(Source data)
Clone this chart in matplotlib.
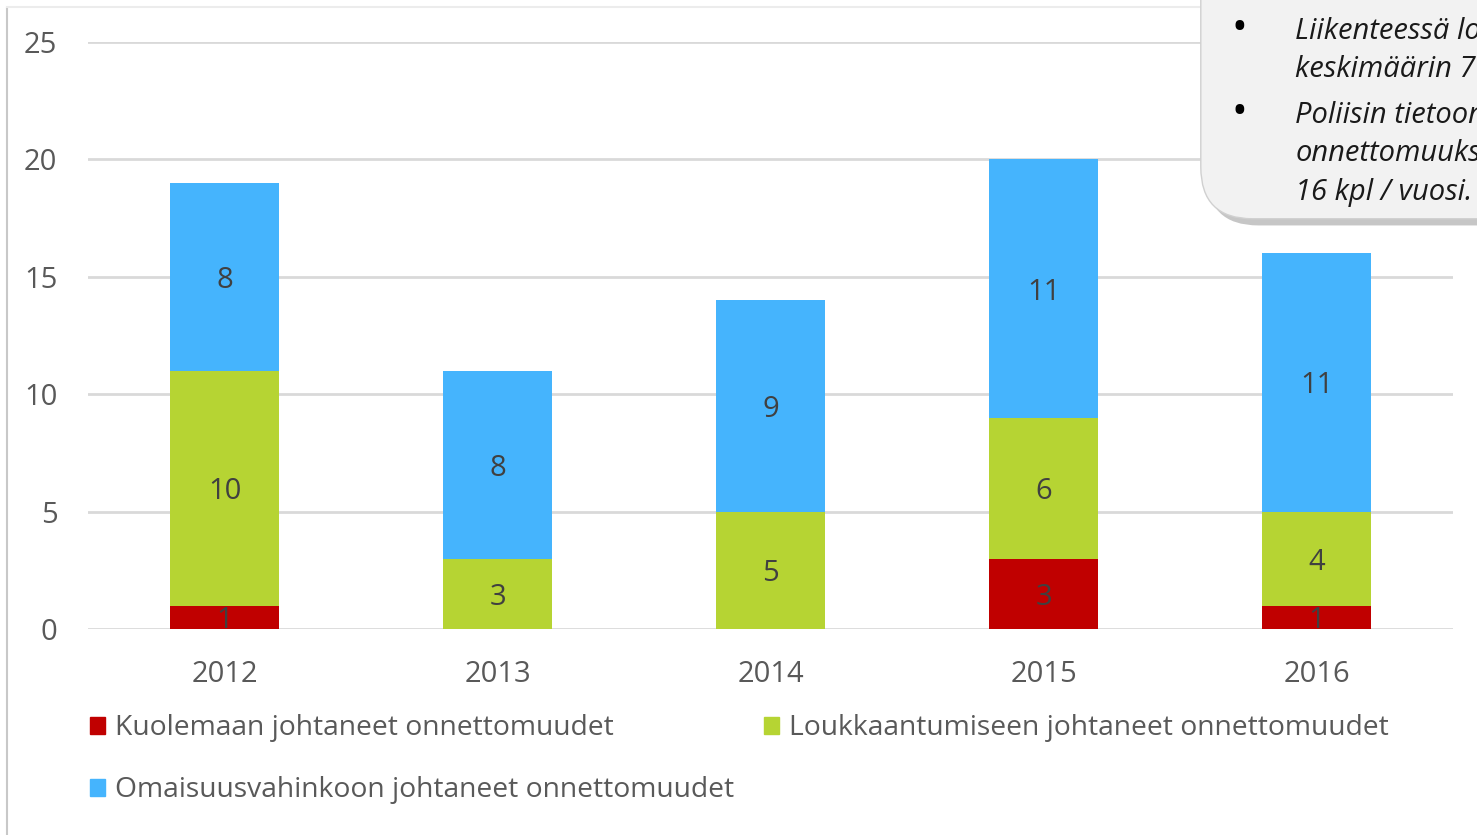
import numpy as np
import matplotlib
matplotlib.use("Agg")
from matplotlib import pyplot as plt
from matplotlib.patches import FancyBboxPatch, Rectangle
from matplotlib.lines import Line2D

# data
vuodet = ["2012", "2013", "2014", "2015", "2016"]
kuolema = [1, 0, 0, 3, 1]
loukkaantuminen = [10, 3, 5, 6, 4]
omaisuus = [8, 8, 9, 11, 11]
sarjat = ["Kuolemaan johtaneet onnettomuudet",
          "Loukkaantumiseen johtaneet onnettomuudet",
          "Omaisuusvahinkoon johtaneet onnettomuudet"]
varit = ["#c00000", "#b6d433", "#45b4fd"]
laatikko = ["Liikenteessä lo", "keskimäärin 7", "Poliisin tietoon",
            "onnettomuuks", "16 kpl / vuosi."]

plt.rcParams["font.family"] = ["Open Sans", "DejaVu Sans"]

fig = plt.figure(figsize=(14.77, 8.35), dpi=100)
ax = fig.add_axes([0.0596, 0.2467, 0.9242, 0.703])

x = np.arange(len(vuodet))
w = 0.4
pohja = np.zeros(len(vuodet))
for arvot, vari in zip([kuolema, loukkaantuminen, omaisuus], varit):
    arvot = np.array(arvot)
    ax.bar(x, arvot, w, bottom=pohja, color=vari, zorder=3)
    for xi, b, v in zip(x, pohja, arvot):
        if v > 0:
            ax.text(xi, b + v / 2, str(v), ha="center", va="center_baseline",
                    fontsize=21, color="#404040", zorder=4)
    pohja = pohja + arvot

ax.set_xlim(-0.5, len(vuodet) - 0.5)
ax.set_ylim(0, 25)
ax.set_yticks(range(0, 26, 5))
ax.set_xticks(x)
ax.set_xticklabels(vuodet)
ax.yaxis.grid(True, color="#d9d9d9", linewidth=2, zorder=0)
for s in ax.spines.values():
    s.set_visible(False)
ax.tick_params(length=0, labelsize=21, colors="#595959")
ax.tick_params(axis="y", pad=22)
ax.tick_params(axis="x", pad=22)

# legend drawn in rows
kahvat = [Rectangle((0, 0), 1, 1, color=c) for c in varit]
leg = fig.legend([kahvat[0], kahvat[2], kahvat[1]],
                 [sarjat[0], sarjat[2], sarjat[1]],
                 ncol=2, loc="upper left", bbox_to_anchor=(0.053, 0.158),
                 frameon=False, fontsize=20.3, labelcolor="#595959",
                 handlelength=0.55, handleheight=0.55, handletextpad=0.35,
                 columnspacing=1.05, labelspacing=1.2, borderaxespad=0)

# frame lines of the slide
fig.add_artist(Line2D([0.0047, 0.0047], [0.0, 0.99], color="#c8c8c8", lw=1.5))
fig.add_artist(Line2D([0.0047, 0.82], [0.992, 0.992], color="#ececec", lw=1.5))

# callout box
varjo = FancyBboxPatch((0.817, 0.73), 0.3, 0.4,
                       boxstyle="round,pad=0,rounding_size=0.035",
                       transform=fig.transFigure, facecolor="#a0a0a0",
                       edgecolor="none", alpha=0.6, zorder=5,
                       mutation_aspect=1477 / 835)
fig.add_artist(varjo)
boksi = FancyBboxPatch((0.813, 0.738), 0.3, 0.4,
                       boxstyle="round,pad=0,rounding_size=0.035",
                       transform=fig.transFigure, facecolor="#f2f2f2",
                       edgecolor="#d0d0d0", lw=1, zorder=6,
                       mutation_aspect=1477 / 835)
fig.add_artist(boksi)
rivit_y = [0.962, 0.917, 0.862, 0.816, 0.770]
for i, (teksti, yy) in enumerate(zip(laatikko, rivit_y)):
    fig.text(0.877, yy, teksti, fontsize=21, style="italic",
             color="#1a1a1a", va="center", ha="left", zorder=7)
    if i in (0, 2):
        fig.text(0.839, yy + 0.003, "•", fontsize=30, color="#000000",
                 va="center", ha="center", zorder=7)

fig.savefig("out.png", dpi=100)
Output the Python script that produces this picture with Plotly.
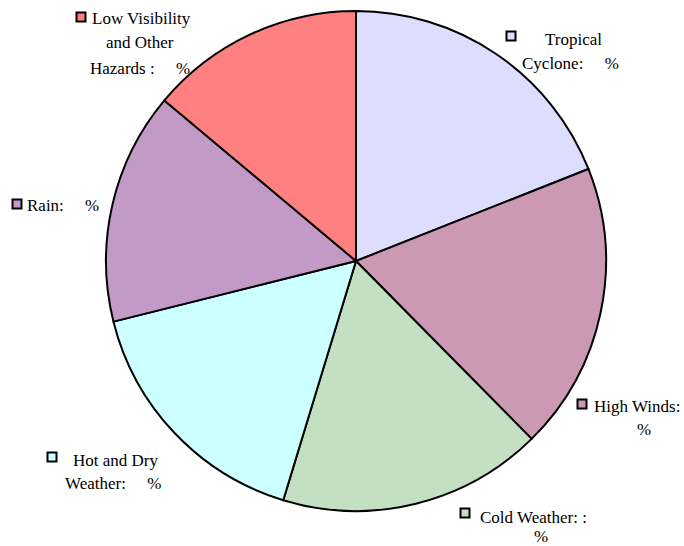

### Your task
Search the listing above for the string "this". Copy every line that contains it.

### Result of the task
Clone this chart in matplotlib.
Output the Python script that produces this picture with Plotly.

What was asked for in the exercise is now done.